I’m from Connecticut and their history of slavery, discrimination (blacks, Irish etc) is generally swept under the lumpy rug.
But there does come a time, while understanding the past and and its faults, we need to appreciate the progress that has been made over time and continue that progress. Hopefully we can avoid making too many more mistakes.
What we have today is Dynamic Silence. Only one side is presented, the other demonized. I hear it said we are having a national discussion about race, slavery and the confederacy. All I see is a lecture about how bad the South was and is. I also hear we are having a debate of the same issues. What I see are those that Hate the South debating among themselves, who can denigrate us the most. Slavery is called Americas original sin, Therefore Southerners are the original sinners. There are many more things I could say, however I will finish with this quote by Salmon P. Chase, 1859; “I do not wish to have the slave emancipated because I love him, but because I hate his master”.
Read the cornerstone speech. Vile defense of white supremacy riding on Christian coattails by a leader of the confederacy. Read the declarations of causes of secession. All. About. Slavery.
Is this your rebuttal Susan? Is this the best you can do? Are you a Christian Susan? I see you hate white supremacy, do you hate black supremacy, yellow supremacy, Male supremacy, Have you read all of the Declarations of Secession. Do you imply that the South is evil? But that the North is good?
Mr. Johnson casts the War Between the States as a morality play. This is just a clever device to diminish the fundamental moral conflict of the war. It is not enough to say, “All of America, North and South, had feet of clay.” Any dispassionate reading of the historical record will find the secessionist position, as the Mississippi Declaration of Causes so clearly states, “thoroughly identified with the institution of slavery.” The Texas Declaration of Causes was even more blunt: “maintaining and protecting the institution known as negro slavery … which her people intended should exist in all future time,” and “the debasing doctrine of the equality of all men, irrespective of race or color–a doctrine at war with nature, in opposition to the experience of mankind, and in violation of the plainest revelations of the Divine Law.”

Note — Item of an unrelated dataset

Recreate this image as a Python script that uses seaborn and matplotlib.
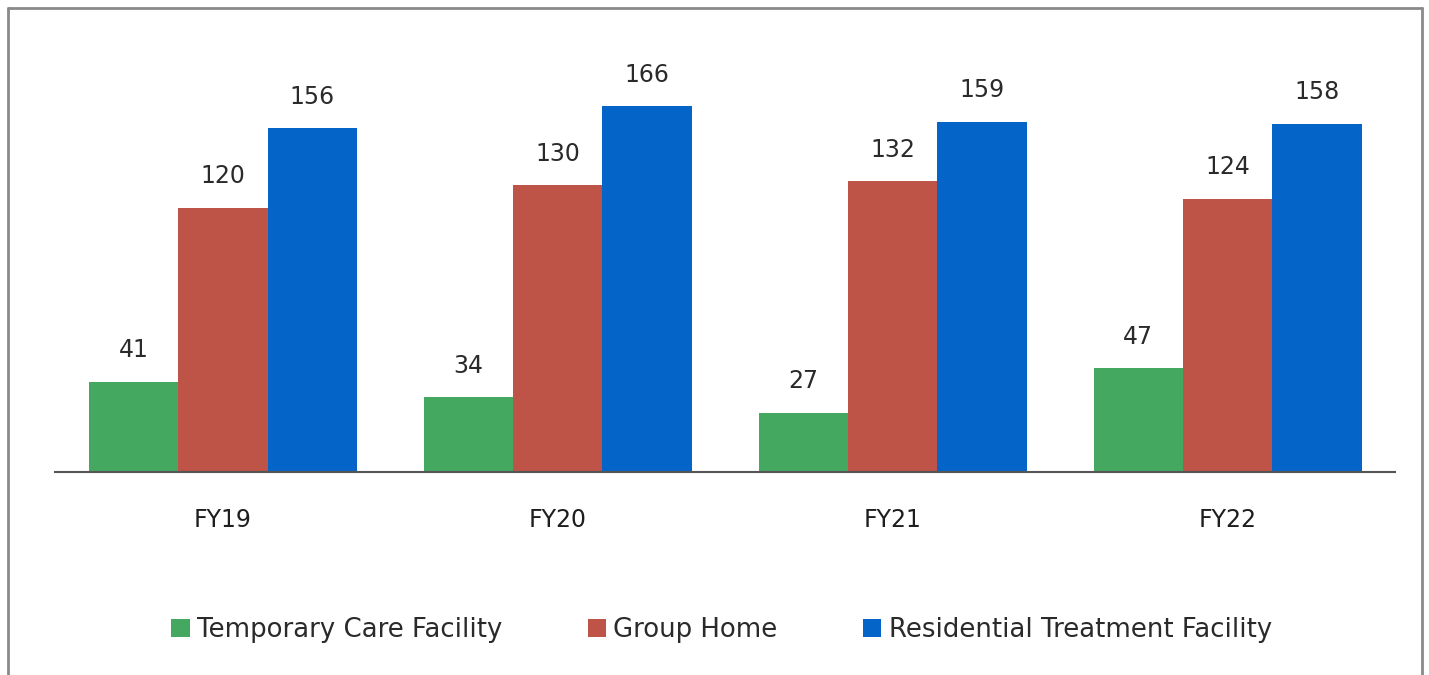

There is a clear lineage from slavery through Jim Crow, lynching, segregation, and now presenting in racial voter suppression. Southern culture and heritage is a heritage I happen to share. But is only distinguishable from Northern heritage by the echoes of slavery and the remaining psychological undercurrent of white supremacy and racial subjugation. That’s the only material difference between the North and the South, that is once you get past the chitlins and grits.
Mr. Johnson pretends there is some permissible equivocation about this. All people of good will need to agree – there is not.